Go ahead and watch; it'll only take a minute.
I cried laughing the first time I saw that little fluffy dog refusing to enter the house because he needed someone to open a door that only he could see. I watched it again and laughed just as hard.
Then I looped it a third time for good measure, but that's when something eerily familiar resonated with me.
Doggone if that little dog and his invisible closed door didn't remind me of me.
I think we've all stood on the outside, looking in and waiting for someone to open doors that existed only in our minds.
For me, the 'right time' was my door. I kept waiting for the time when we'd be more financially stable, or for the time when stress would resolve itself and then -- then I could get out of a miserable job situation and into peace of mind.

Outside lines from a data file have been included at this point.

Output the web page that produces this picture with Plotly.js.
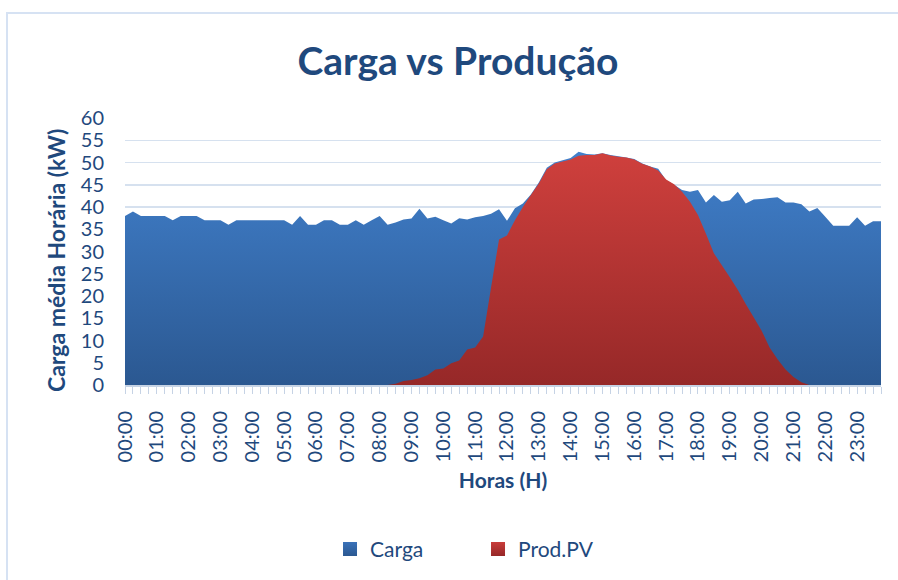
<!DOCTYPE html>
<html>
<head>
<meta charset="utf-8">
<script src="https://cdn.plot.ly/plotly-3.0.1.min.js"></script>
<style>
html,body{margin:0;padding:0;background:#fff;overflow:hidden;}
#wrap{position:relative;width:898px;height:580px;}
#chart{position:absolute;left:0;top:0;width:898px;height:580px;}
#frame{position:absolute;left:6px;top:12px;width:1000px;height:1000px;border-left:2px solid #d6e2f3;border-top:2px solid #d6e2f3;pointer-events:none;}
</style>
</head>
<body>
<div id="wrap"><div id="chart"></div><div id="frame"></div></div>
<script>
// 15-minute slots over one day
const hours = ["00","01","02","03","04","05","06","07","08","09","10","11","12","13","14","15","16","17","18","19","20","21","22","23"];
const quarters = ["00","15","30","45"];
const times = [];
hours.forEach(h => quarters.forEach(q => times.push("2000-01-01 " + h + ":" + q)));
const hourTicks = hours.map(h => "2000-01-01 " + h + ":00");
const hourLabels = hours.map(h => h + ":00");

const carga = [
  38, 39, 38, 38, 38, 38, 37, 38, 38, 38, 37, 37,
  37, 36, 37, 37, 37, 37, 37, 37, 37, 36, 38, 36,
  36, 37, 37, 36, 36, 37, 36, 37, 38, 36, 36.5, 37.2,
  37.4, 39.6, 37.4, 37.8, 37, 36.3, 37.5, 37.2, 37.7, 38, 38.5, 39.5,
  36.9, 39.7, 40.8, 42.8, 45.5, 48.8, 50, 50.5, 51, 52.4, 51.9, 51.8,
  52.1, 51.7, 51.4, 51.1, 50.8, 49.8, 49.1, 48.6, 46, 45, 43.8, 43.4,
  43.8, 41, 42.7, 41.2, 41.5, 43.4, 40.8, 41.7, 41.8, 42, 42.2, 41,
  41, 40.6, 39, 39.8, 37.8, 35.8, 35.8, 35.8, 37.7, 35.8, 36.8, 36.8
];
const prodPV = [
  0, 0, 0, 0, 0, 0, 0, 0, 0, 0, 0, 0,
  0, 0, 0, 0, 0, 0, 0, 0, 0, 0, 0, 0,
  0, 0, 0, 0, 0, 0, 0, 0, 0, 0, 0.3, 0.9,
  1.1, 1.5, 2.2, 3.5, 3.7, 4.9, 5.5, 8.0, 8.4, 10.9, 21.9, 32.7,
  33.6, 37, 40, 42.7, 45.3, 48.5, 49.8, 50.2, 50.7, 51.5, 51.7, 51.7,
  52.1, 51.6, 51.3, 51.1, 50.7, 49.7, 49.1, 48.2, 46.2, 45.1, 43.4, 41.2,
  38.2, 34, 29.6, 26.9, 24.2, 21.4, 18.2, 15.2, 12.2, 8.4, 5.8, 3.5,
  1.8, 0.6, 0, 0, 0, 0, 0, 0, 0, 0, 0, 0
];
const seriesNames = ["Carga", "Prod.PV"];

const textColor = "#1f497d";
const font = "Lato, 'Noto Sans', sans-serif";
const axisColor = "#c6d3e5";

const traces = [
  {
    x: times, y: carga, type: "scatter", mode: "none", fill: "tozeroy",
    fillgradient: {type: "vertical", start: 0, stop: 55,
      colorscale: [[0, "#2b5891"], [1, "#4282cf"]]},
    showlegend: false, hoverinfo: "skip"
  },
  {
    x: times, y: prodPV, type: "scatter", mode: "none", fill: "tozeroy",
    fillgradient: {type: "vertical", start: 0, stop: 55,
      colorscale: [[0, "#962828"], [1, "#d2413e"]]},
    showlegend: false, hoverinfo: "skip"
  },
  {
    x: [null], y: [null], type: "scatter", mode: "markers", name: seriesNames[0],
    marker: {symbol: "square", size: 14, color: "#3a72b9",
      gradient: {type: "vertical", color: "#2b5891"}}
  },
  {
    x: [null], y: [null], type: "scatter", mode: "markers", name: seriesNames[1],
    marker: {symbol: "square", size: 14, color: "#c93c3a",
      gradient: {type: "vertical", color: "#962828"}}
  }
];

const layout = {
  width: 898, height: 580,
  margin: {l: 125, r: 17, t: 118, b: 195},
  paper_bgcolor: "#ffffff", plot_bgcolor: "#ffffff",
  font: {family: font, color: textColor},
  title: {
    text: "<b>Carga vs Produção</b>",
    font: {family: font, size: 39, color: textColor},
    xref: "container", x: 0.51, xanchor: "center",
    yref: "container", y: 0.895, yanchor: "middle"
  },
  xaxis: {
    type: "date",
    range: [times[0], times[times.length - 1]],
    tickmode: "array", tickvals: hourTicks, ticktext: hourLabels,
    tickangle: -90,
    tickfont: {family: font, size: 20, color: textColor},
    ticks: "outside", ticklen: 7, tickwidth: 1, tickcolor: axisColor,
    ticklabelstandoff: 9,
    minor: {dtick: 900000, tick0: times[0], ticks: "outside", ticklen: 7, tickwidth: 1, tickcolor: axisColor, showgrid: false},
    showline: true, linecolor: axisColor, linewidth: 2,
    showgrid: false, zeroline: false, fixedrange: true,
    title: {text: "<b>Horas (H)</b>", font: {family: font, size: 21, color: textColor}, standoff: 12}
  },
  yaxis: {
    range: [0, 60], dtick: 5, tick0: 0,
    tickfont: {family: font, size: 20, color: textColor},
    ticks: "", ticklabelstandoff: 20,
    showgrid: true, gridcolor: "#d6e1ef", gridwidth: 1.5,
    zeroline: false, showline: false, fixedrange: true
  },
  annotations: [{
    text: "<b>Carga média Horária (kW)</b>",
    font: {family: font, size: 23, color: textColor},
    textangle: -90, showarrow: false,
    xref: "paper", x: -0.0913, xanchor: "center",
    yref: "paper", y: 0.468, yanchor: "middle"
  }],
  showlegend: true,
  legend: {
    orientation: "h",
    xref: "container", x: 0.3675, xanchor: "left",
    yref: "container", y: 0.053, yanchor: "middle",
    font: {family: font, size: 21, color: textColor},
    entrywidth: 103, entrywidthmode: "pixels",
    itemwidth: 30, bgcolor: "rgba(0,0,0,0)"
  }
};

Plotly.newPlot("chart", traces, layout, {staticPlot: true, displayModeBar: false});
</script>
</body>
</html>
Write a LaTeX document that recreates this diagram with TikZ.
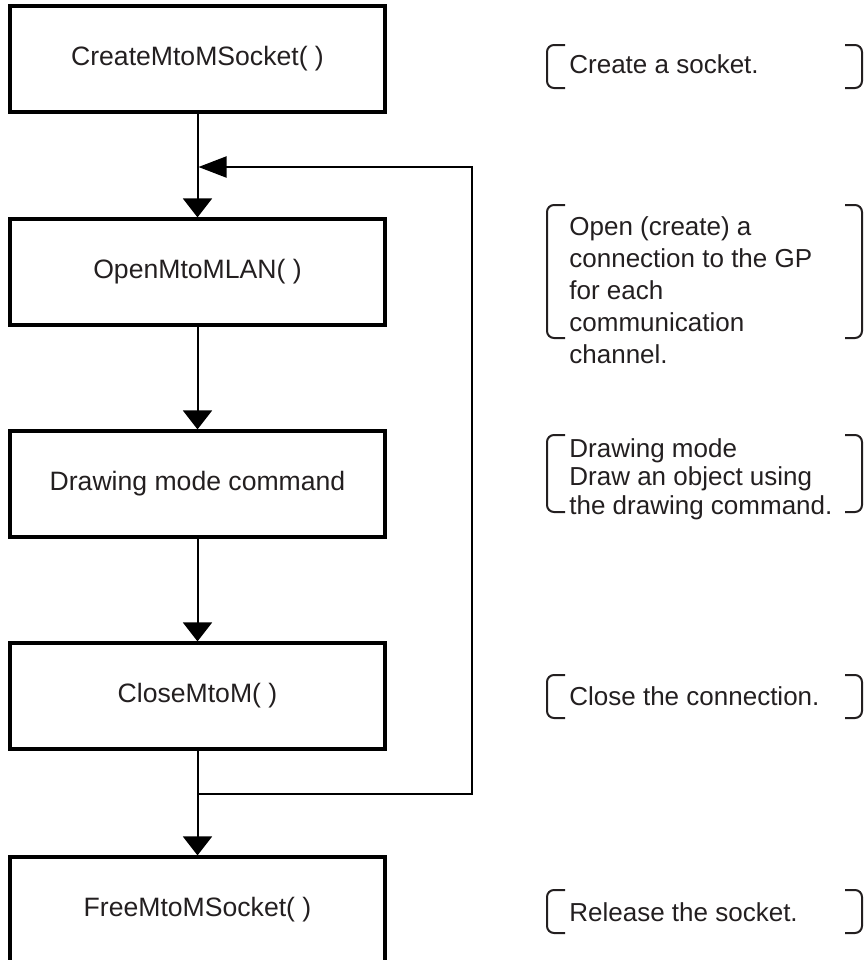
\documentclass[tikz,border=0pt]{standalone}
\usepackage{fontspec}
\setmainfont{Liberation Sans}
\usepackage{xcolor}
\definecolor{cLine}{HTML}{000000}
\definecolor{cText}{HTML}{231F20}
\usetikzlibrary{arrows.meta}
\tikzset{
  node-box/.style={draw=cLine,line width=1.6pt,minimum width=187.5pt,
    minimum height=53pt,inner sep=0pt,align=center,text=cText,
    font=\fontsize{13.3}{15.5}\selectfont},
  node-note/.style={anchor=west,align=left,inner sep=0pt,text=cText,
    font=\fontsize{13}{15.5}\selectfont},
  bracket/.style={draw=cText,line width=1pt,rounded corners=3.5pt},
  arrow/.style={-{Triangle[length=9.5pt,width=14.5pt]},line width=1pt,draw=cLine},
  arrow-back/.style={-{Triangle[length=14pt,width=10.5pt]},line width=1pt,draw=cLine},
}

\begin{document}
\begin{tikzpicture}[x=0.5pt,y=-0.5pt]
  \useasboundingbox (0,0) rectangle (867,960);
  % flow boxes
  \node[node-box] (create)  at (197.5,59)  {CreateMtoMSocket( )};
  \node[node-box] (open)    at (197.5,272) {OpenMtoMLAN( )};
  \node[node-box] (drawcmd) at (197.5,484) {Drawing mode command};
  \node[node-box] (close)   at (197.5,696) {CloseMtoM( )};
  \node[node-box] (free)    at (197.5,910) {FreeMtoMSocket( )};
  \draw[arrow] (create) -- (open);
  \draw[arrow] (open) -- (drawcmd);
  \draw[arrow] (drawcmd) -- (close);
  \draw[arrow] (close) -- (free);
  % loop back for each channel
  \coordinate (split) at (197.5,794);
  \coordinate (turn)  at (472,167);
  \coordinate (merge) at (198.5,167);
  \draw[arrow-back] (split) -| (turn) -- (merge);
  % notes
  \node[node-note] (note-create) at (569,64) {Create a socket.};
  \node[node-note,font=\fontsize{13}{16}\selectfont] (note-open) at (569,290)
    {Open (create) a\\connection to the GP\\for each\\communication\\channel.};
  \node[node-note,font=\fontsize{13}{14.3}\selectfont] (note-draw) at (569,479)
    {Drawing mode\\Draw an object using\\the drawing command.};
  \node[node-note] (note-close) at (569,696) {Close the connection.};
  \node[node-note] (note-free) at (569,912) {Release the socket.};
  \foreach \ya/\yb in {45/88,205/338,435/512,675/718,890/933} {
    \draw[bracket] (565,\ya) -| (547,\yb) -- (565,\yb);
    \draw[bracket] (845,\ya) -| (862,\yb) -- (845,\yb);
  }
\end{tikzpicture}
\end{document}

I waited outside of that closed door only to finally realize the right time wasn't even a real obstacle. There's never a right time. The obstacle was me, but it took years for me to have the realization. Finally, I stepped through it, out of that job and walked into a better place mentally than I've been in years.
My invisible door was time, but everyone has an invisible door of one kind or another.
For some people, it's unforgiveness of words or deeds that break family bonds; for others the door is insecurity that separates them from exiting an unhealthy romantic relationship to wholeness; and still others imagine a door of past mistakes that bar them from trying something new.
I expect that little dog is still entertaining his family by stubbornly waiting for someone to open a door that isn't even there.
And I'll definitely pull up his video when I need a chuckle or two down the road...but I won't laugh too hard because I know just how the little guy feels.